The origin of the chocolate chip
Happy National Chocolate Chip Day!

Everyone loves a good homemade chocolate chip cookie. They’re simple, sweet, and iconically American. And they pair perfectly with a cold glass of milk or a cup of coffee. But did you ever wonder where the idea came from? We did and decided to share the story with you.

The original Nestle Tollhouse chocolate chip cookie recipe - the one that appears on their semi-sweet morsels bag - was created by accident by Ruth Wakefield in 1938 for her popular Massachusetts restaurant , the Toll House Inn.

Trained home economist and dietician Ruth, with her restaurant cooking assistant Sue Brides, was experimenting with pecan drop cookie dough. Ruth felt there could be more interesting variations. She planned to melt baker’s chocolate and add it to the dough. When she discovered she was out of baker’s chocolate, she looked around her pantry and found semi-sweet chocolate bars. She chopped the bar into small bits and sprinkled them into the blond dough. When the cookies were baked, she discovered the chocolate had not melted or been absorbed. She named the cookies "Toll House Chocolate Crunch Cookies," and her diners loved them.

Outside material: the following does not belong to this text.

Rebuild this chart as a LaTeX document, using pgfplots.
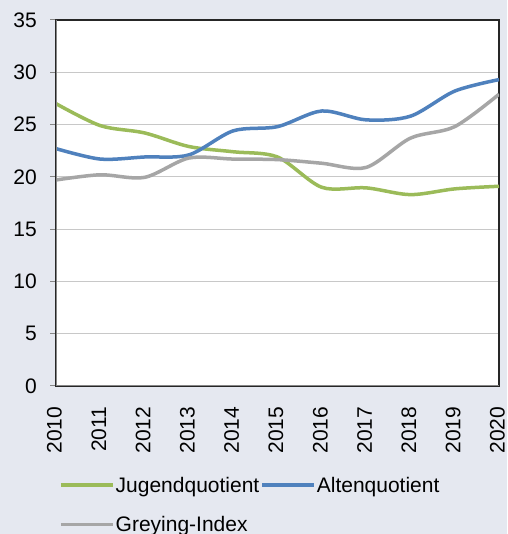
\documentclass[border=0pt]{standalone}
\usepackage{pgfplots}
\pgfplotsset{compat=1.18}
\usepackage{fontspec}
\setmainfont{Liberation Sans}
\definecolor{bg}{RGB}{229,232,240}
\definecolor{cgreen}{RGB}{155,187,89}
\definecolor{cblue}{RGB}{79,129,189}
\definecolor{cgray}{RGB}{166,166,166}
\definecolor{gridc}{RGB}{200,200,200}
\definecolor{axc}{RGB}{134,134,134}
\begin{document}
\begin{tikzpicture}[x=1pt,y=1pt]
\fill[bg] (0,0) rectangle (507,534);
\useasboundingbox (0,0) rectangle (507,534);
\begin{axis}[
  at={(56pt,148pt)}, anchor=south west,
  scale only axis, width=443pt, height=366pt,
  xmin=2010, xmax=2020, ymin=0, ymax=35,
  xtick={2010,2011,...,2020}, ytick={0,5,...,35},
  /pgf/number format/assume math mode=true,
  /pgf/number format/1000 sep={},
  xticklabel style={xshift=-1.5pt, yshift=-1.5pt, rotate=90, anchor=east, inner sep=0pt},
  xticklabel shift=13pt,
  yticklabel style={anchor=east, inner sep=0pt, xshift=-13pt},
  tick label style={font=\fontsize{21}{25}\selectfont},
  xtick style={draw=none},
  ytick pos=left,
  tick align=outside, major tick length=6pt,
  ytick style={color=axc, line width=1pt},
  ymajorgrids, grid style={color=gridc, line width=1pt},
  axis line style={black!85, line width=1.3pt},
  axis background/.style={fill=white},
  legend columns=2,
  legend cell align=left,
  legend style={draw=none, fill=none, inner sep=0pt,
    at={(axis description cs:0.0068,-0.245)}, anchor=north west,
    font=\fontsize{21}{25}\selectfont,
    nodes={inner sep=1pt},
    row sep=20.5pt, column sep=0pt},
  legend image code/.code={\draw[#1, line width=3.5pt] (0pt,0pt) -- (52pt,0pt);},
  every axis plot/.append style={line width=3.5pt, smooth, tension=0.5},
]
\addplot[cgreen] coordinates {(2010,27.0) (2011,24.9) (2012,24.2) (2013,22.9) (2014,22.4) (2015,21.9) (2016,19.0) (2017,18.95) (2018,18.3) (2019,18.85) (2020,19.1)};
\addlegendentry{Jugendquotient}
\addplot[cblue] coordinates {(2010,22.7) (2011,21.7) (2012,21.9) (2013,22.1) (2014,24.4) (2015,24.8) (2016,26.3) (2017,25.45) (2018,25.8) (2019,28.2) (2020,29.3)};
\addlegendentry{Altenquotient}
\addplot[cgray] coordinates {(2010,19.7) (2011,20.2) (2012,19.95) (2013,21.8) (2014,21.7) (2015,21.65) (2016,21.3) (2017,20.9) (2018,23.7) (2019,24.8) (2020,27.9)};
\addlegendentry{Greying-Index}
\draw[axc, line width=1.5pt] (rel axis cs:0,1) -- (rel axis cs:0,0) -- (rel axis cs:1,0);
\end{axis}
\end{tikzpicture}
\end{document}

As customers began to request the cookies, word spread. The Toll House Inn featured the cookie recipe in some of their ads then in their cookbook. Marjorie Husted, who was publicized as Betty Crocker, featured the cookies on a popular radio program. As Nestlé’s sales went up, the company began coming up with product changes to encourage more sales. The first effort was to pre-score the bars to make it easier for home cooks to use the ingredient. 
Stories differ as who approached whom, but one way or another, Wakefield and Nestlé entered a partnership. Nestlé gained permission to print Wakefield’s recipe on the back of their packaging. In return, it was said that Wakefield received a $1 payment for rights to the recipe, all the chocolate she would need for a lifetime of baking,  and a consulting deal to work with Nestlé on other recipes.  (Perhaps more money changed hands later.)

The chocolate chip/morsel we know today wasn’t actually invented until 1941, four years after Ruth Graves Wakefield decided to add cut-up pieces of a chocolate into cookie dough. Because of the popularity of Wakefield's recipe, Nestlé developed and began to sell their famous chocolate morsel drops under the Nestlé Tollhouse name.